Personal information
- Full name: Davie Swan
- Date of birth: 3 February 1949 (age 77)
- Place of birth: Edinburgh, Scotland
- Position: Left-back

Youth career
- –1965: Edina Hearts

Senior career*
- Years: Team / Apps / (Gls)
- 1965–1970: Dundee / 44 / (0)
- 1970–1971: Kilmarnock / 2 / (0)
- 1972: Arcadia Shepherds /  / (0)
- 1973–1975: Highlands Park /  / (0)

= Davie Swan =

Scottish footballer (born 1949)

Davie Swan (born 3 February 1949) is a retired Scottish footballer. He played as a left-back for Dundee throughout the late 1960s and the mid 1970s. He also had a three-year career in South Africa, playing for Arcadia Shepherds and Highlands Park.

==Club career==
Emerging from Edina Hearts, Swan was signed for Dundee for their 1965–66 season although he would make few appearances throughout his first two seasons with the club to where there as a 21-month long gap in between the 1966–67 season and the following 1966–68 season until his match against Clyde on 25 November. Despite beginning to appear more often within the season, by December of 1967, he found himself injured with a twisted ankle and had to miss out on even more matchdays. By the time he recovered, Swan was primarily used as a substitute throughout the remainder of the season. The following 1968–69 season saw Swan briefly be a part of the Starting XI where he and Doug Houston would make remarkable impressions. However, Swan was later replaced with Davie Johnston which led to Swan openly declaring is interest in playing for another club.However, the club's mediocre performance during the 1967–68 season and lack of appearances led to Swan begin to openly express interest in leaving the club. His wish was achieved by the 1969–70 season where he would be allowed to transfer to a different club by the end of the season.
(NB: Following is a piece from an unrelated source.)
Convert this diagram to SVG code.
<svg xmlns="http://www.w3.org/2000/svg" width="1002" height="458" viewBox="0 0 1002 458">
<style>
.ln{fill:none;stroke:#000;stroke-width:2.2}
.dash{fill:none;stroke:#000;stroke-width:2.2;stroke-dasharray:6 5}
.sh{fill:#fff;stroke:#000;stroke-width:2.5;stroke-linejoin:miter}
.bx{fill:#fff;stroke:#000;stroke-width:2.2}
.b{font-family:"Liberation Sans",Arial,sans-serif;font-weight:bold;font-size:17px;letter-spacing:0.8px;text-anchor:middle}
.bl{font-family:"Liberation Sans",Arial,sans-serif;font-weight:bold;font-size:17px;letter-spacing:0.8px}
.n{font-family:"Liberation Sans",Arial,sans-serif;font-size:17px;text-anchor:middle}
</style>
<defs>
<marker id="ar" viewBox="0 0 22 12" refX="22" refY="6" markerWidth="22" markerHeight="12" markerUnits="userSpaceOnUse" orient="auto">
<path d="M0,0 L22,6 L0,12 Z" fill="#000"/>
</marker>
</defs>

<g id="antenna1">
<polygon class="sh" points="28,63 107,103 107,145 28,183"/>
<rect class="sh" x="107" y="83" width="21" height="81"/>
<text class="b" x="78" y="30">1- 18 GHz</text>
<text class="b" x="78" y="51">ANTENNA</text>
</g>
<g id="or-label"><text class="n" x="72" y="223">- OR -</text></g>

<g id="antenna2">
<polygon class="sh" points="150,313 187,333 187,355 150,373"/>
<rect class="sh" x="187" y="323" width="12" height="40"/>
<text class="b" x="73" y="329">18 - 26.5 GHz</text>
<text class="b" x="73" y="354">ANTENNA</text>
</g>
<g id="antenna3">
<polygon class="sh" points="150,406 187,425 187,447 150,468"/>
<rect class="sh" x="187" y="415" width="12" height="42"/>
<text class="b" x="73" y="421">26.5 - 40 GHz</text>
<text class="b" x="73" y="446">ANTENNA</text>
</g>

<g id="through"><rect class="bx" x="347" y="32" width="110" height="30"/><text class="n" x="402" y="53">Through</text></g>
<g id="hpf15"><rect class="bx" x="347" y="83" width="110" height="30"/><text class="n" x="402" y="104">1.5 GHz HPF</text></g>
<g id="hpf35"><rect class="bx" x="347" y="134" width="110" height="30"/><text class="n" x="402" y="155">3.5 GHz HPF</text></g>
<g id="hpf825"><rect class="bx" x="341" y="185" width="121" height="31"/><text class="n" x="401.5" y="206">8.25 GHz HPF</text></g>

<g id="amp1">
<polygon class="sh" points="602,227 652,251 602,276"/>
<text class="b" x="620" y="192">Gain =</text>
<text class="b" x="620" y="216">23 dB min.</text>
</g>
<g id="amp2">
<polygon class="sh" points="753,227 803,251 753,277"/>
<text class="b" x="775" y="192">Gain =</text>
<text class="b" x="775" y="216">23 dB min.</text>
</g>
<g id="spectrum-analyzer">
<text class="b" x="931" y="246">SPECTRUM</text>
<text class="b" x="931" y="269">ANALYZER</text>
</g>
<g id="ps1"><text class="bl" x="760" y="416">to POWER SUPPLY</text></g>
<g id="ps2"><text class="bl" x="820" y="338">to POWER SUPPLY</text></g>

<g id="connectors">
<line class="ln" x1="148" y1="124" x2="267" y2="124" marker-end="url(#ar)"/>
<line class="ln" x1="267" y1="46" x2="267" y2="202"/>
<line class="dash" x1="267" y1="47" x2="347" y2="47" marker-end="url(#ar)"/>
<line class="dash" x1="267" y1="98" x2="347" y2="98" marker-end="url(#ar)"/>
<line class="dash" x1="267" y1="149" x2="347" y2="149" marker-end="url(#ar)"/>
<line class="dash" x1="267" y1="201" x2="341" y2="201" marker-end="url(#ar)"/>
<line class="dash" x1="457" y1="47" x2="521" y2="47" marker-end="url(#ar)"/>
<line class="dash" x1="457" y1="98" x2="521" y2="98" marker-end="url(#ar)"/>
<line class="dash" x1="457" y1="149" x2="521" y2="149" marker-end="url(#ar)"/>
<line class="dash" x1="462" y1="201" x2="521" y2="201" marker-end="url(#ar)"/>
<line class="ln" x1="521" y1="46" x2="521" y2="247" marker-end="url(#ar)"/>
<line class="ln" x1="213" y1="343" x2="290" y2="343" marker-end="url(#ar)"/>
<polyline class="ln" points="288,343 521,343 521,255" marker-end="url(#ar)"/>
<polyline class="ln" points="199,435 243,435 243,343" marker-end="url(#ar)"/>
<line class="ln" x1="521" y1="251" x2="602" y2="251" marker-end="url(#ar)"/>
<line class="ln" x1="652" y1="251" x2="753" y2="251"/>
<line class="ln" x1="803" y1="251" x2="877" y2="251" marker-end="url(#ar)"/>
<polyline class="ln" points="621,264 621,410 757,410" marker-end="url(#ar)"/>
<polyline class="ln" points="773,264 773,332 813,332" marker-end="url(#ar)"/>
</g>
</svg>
Eventually, Swan would be signed with Kilmarnock for their 1970–71 season. However, Swan was once again injured in his debut game for Kilmarnock against St Mirren on 20 August for the 1970–71 Scottish League Cup. His stint with Kilmarnock was further stifled when he was given a 14-day suspension on 1 September. Seeing a lack of opportunities in Scotland, he chose to play abroad in South Africa for Arcadia Shepherds in 1972. He later signed with Highlands Park for the remainder of his career as he never found a chance to return to play for another Scottish club, retiring in 1975.